Marine offensive intended to show that Taliban can be beat

KABUL, Afghanistan — The massive Marine assault launched Thursday in southern Afghanistan's Helmand province is intended to recapture an area that's been under Taliban control for the past five years — a step officials think is critical to showing Afghan civilians that coalition forces can protect them from Islamist militants.

If the offensive is successful, 4,000 U.S. Marines and 600 Afghan troops, will clear the Helmand river valley, district by district, of Taliban fighters in roughly seven weeks, finishing around Afghanistan's Aug. 20 presidential election. Then Afghan police will move in to sustain the security gains, and by the end of the year, residents will feel secure enough to return to abandoned communities and reopen businesses boarded up years ago.

Planners hope to see violent contact with the Taliban increase in the operation's opening weeks, followed by a drop as coalition forces clear areas. That would be a sign that the plan is working.

If, however, violence falls throughout the operation, that would suggest the Taliban have fled, and would likely raise concerns among villagers that they could return. And if violence rises and doesn't fall, that would indicate a failed strategy.
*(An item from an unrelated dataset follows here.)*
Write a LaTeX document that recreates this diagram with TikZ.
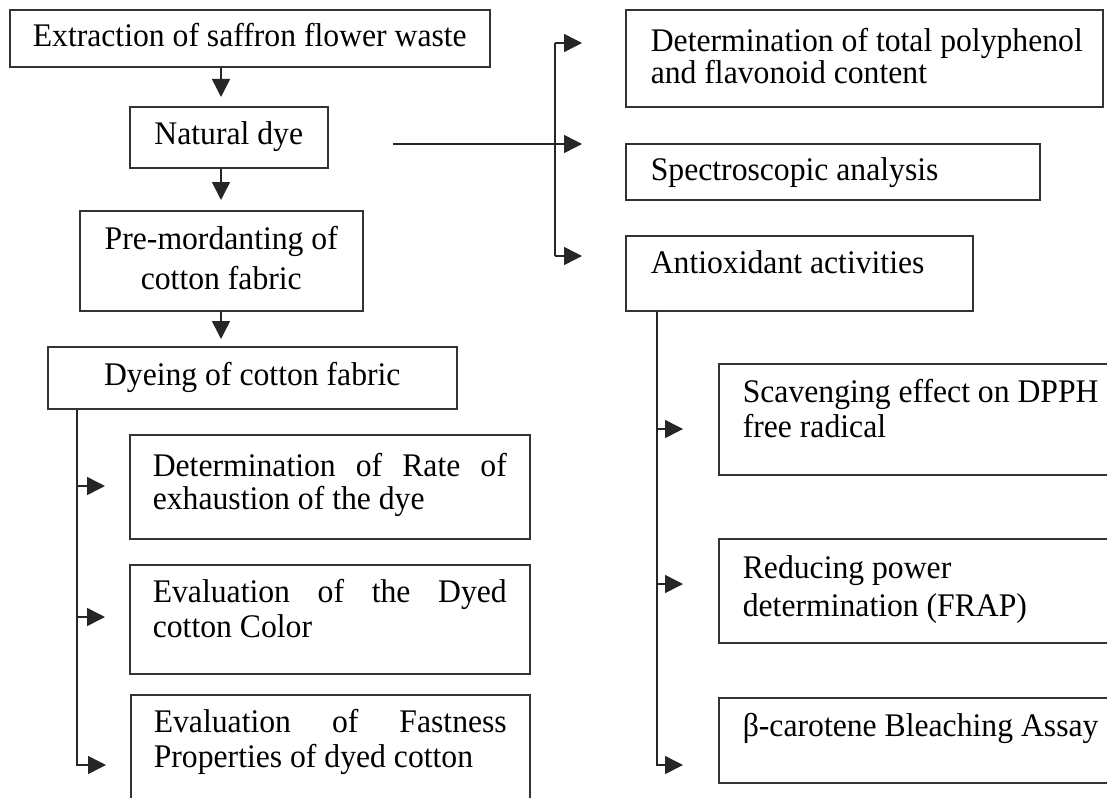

"We're expecting a tough fight" at the beginning of the operation, a senior military official following the operation said, briefing a McClatchy reporter on the condition of anonymity because he wasn't authorized to speak publicly. "If the insurgents can keep bringing in supplies and plant (explosive devices) after seven weeks, we will be concerned," he said.

Early casualty numbers suggests only modest Taliban resistance, with one Marine killed and several others wounded. Brig. Gen. Mahaiddin Ghori, the Afghan Army commander in Helmand, told McClatchy that as of 5 p.m. local time Thursday, none of his soldiers had been killed.

Violence in Helmand province is now at its worst levels since 2001. Ghori said there are about 500 foreign Taliban fighters in the province; he didn't say how many Afghan Taliban operate in his district.

In addition, the Taliban extracts about $150 million a year from the booming poppy trade there, demanding payments from both Afghan farmers and the drivers who transport the crop.

The offensive, dubbed Operation Khanjar, is part of a promise by the recently arrived U.S. commander, Army Gen. Stanley McChrystal, of major changes in what the Obama administration considers a failing war.

McChrystal arrived only a month ago, but he's already issued an order that troops not chase Taliban who flee into villages in an effort to reduce civilian casualties, a major source of tension between coalition forces and the government of Afghan President Hamid Karzai.

He's made a point of saying the U.S. goal is not to kill Taliban, but to secure the Afghan populace.

This week's operation is part of that, though the plan itself is nothing new; it was first tried in May in the Gasmir District in the center of the Helmand valley.

In that operation, Marines from the 24th Marine Expeditionary Unit fought the Taliban in a month-long battle that resulted in the deaths of nearly two dozen Marines and 400 Taliban. Marines declared victory as residents returned and reopened businesses after local security forces moved in.

There weren't enough Marines, however, to expand the push, and the Taliban simply avoided the area as they brought weapons and explosives up the river valley from bordering Pakistan.

The Obama administration's commitment earlier this year of an additional 21,000 troops to Afghanistan, including the 4,000 Marines now in Helmand, should allow the expansion of the secure zone, planners think. When those 21,000 are fully deployed, there will be 68,000 American troops on the ground.

"We are hoping to recreate Gasmir on a larger scale," the military officer said. "We are going to introduce development governance" throughout the river valley.

Although the strategy resembles the surge strategy employed in Iraq in 2007 and largely credited with bringing a modicum of calm there, officials here stress there are major differences.

They note that while Iraq is made up of large swaths controlled by a relatively few tribes, Afghanistan is a mosaic of tribes that control much smaller areas. That means many more players must be involved in negotiations.

While a half-hour fight against the Iraqi insurgency was considered a long battle, Marines based in Helmand often engage in eight-hour firefights.

Regardless, commanders here say they know they're under the same pressure to change the perception of Afghanistan as Gen. David Petraeus was when he arrived in Iraq to command that war in early 2007.

"We know that have 12 to 18 months to turn Afghanistan around," a second military officer said. "We have to make this work."